About a year ago, I had a huge fight with a best friend. When I say huge, I mean we did not speak for at least a month. It was a situation where neither of us wanted to admit defeat and apologize, because – you guessed it – we were each holding our own grudge. At the time, I thought it was easier to ignore it and keep the wall up. But looking back, it was one of the most exhausting months I’ve had. As it turns out, not being able to talk to your best friend actually is hard. (sarcastic tone maybe – if not then just delete this sentence). There are so many little things I confide in her with daily, so I’d go to call or text her, and then remember I couldn’t. Even though I have other good friends, it got really lonely without her, and eventually, I spent that month feeling sad, anxious, and angry.
There came a day when we were both going to another friend’s birthday party. We both accidentally arrived at the same time and were forced to walk up together. While we were waiting for our friend to answer the door, she turned to me and hugged me.
I had never been so shocked, but I was surprised to notice that I had also never been so relieved.
During that hug, there was a sort of release that just felt like a huge weight off of my shoulder.

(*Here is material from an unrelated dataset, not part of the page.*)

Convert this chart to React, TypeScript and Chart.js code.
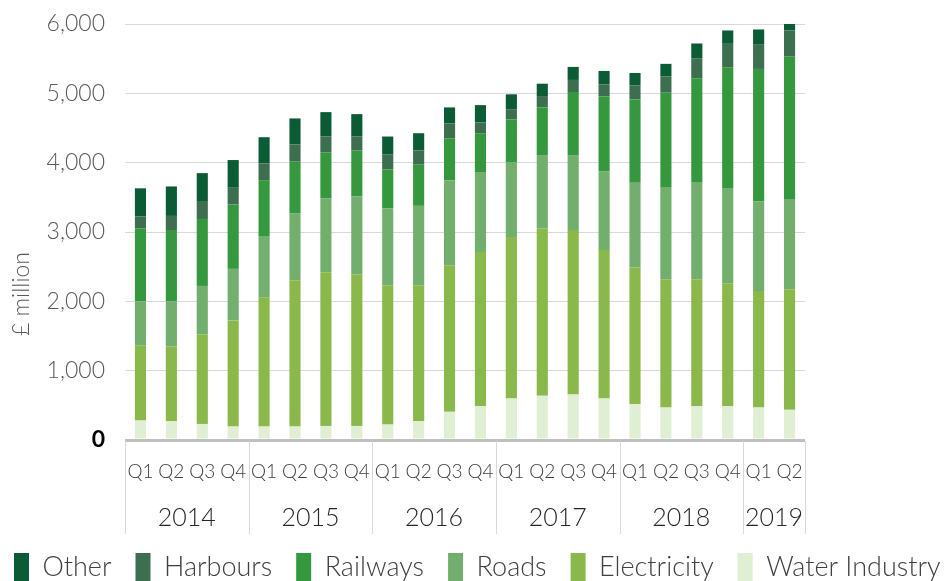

That feeling was about 10 times better than what I felt while holding a grudge. Even though at the time it felt good to be in control, accepting and forgiving immediately overpowered those feelings.
We talk a lot about forgiveness in church. I remember being told that before you even ask God to forgive you, he has already done it. If God can do it so quickly for us, why does it sometimes take us months? God forgave us before we even did anything wrong, but for some reason, we have a superficial need to hear heartfelt apologies. Everyone makes mistakes, and it may say more about our character to forgive sooner rather than later because the sooner we do, the sooner we start to follow in God’s footsteps. There is a reason I felt so much relief during that hug. Holding onto grudges and letting anger fester is not what God intends for us to do.
The scripture says that above all, we should clothe ourselves with love. If love were a coat, it would be 2 sizes too small for most of us, because we carry around too much resentment to dress in love. We may be surprised at how much more love we have to give if we remind ourselves to forgive and act as God would have. Once we start to do that, the coat might even grow to be baggy.
There are 1,440 minutes in a day. 43,200 minutes in a month. If you can see where I’m going with this, I’ll give you a second to do the math. During that fight, I lost 2,629,746 (two million six hundred twenty-nine thousand seven hundred forty-six) seconds of happiness. A year has probably 3 trillion seconds. When you put it like that, maybe 2 million doesn’t seem like all that much. Laughing, smiling, being happy, and talking to the people who matter. Those are all the things I wish I was doing for 2 million seconds instead of feeling how I did when I was holding that grudge. Dont let another slip away. Forgive, let go, and embrace the peace that comes when we choose love over resentment, just as God chose forgiveness.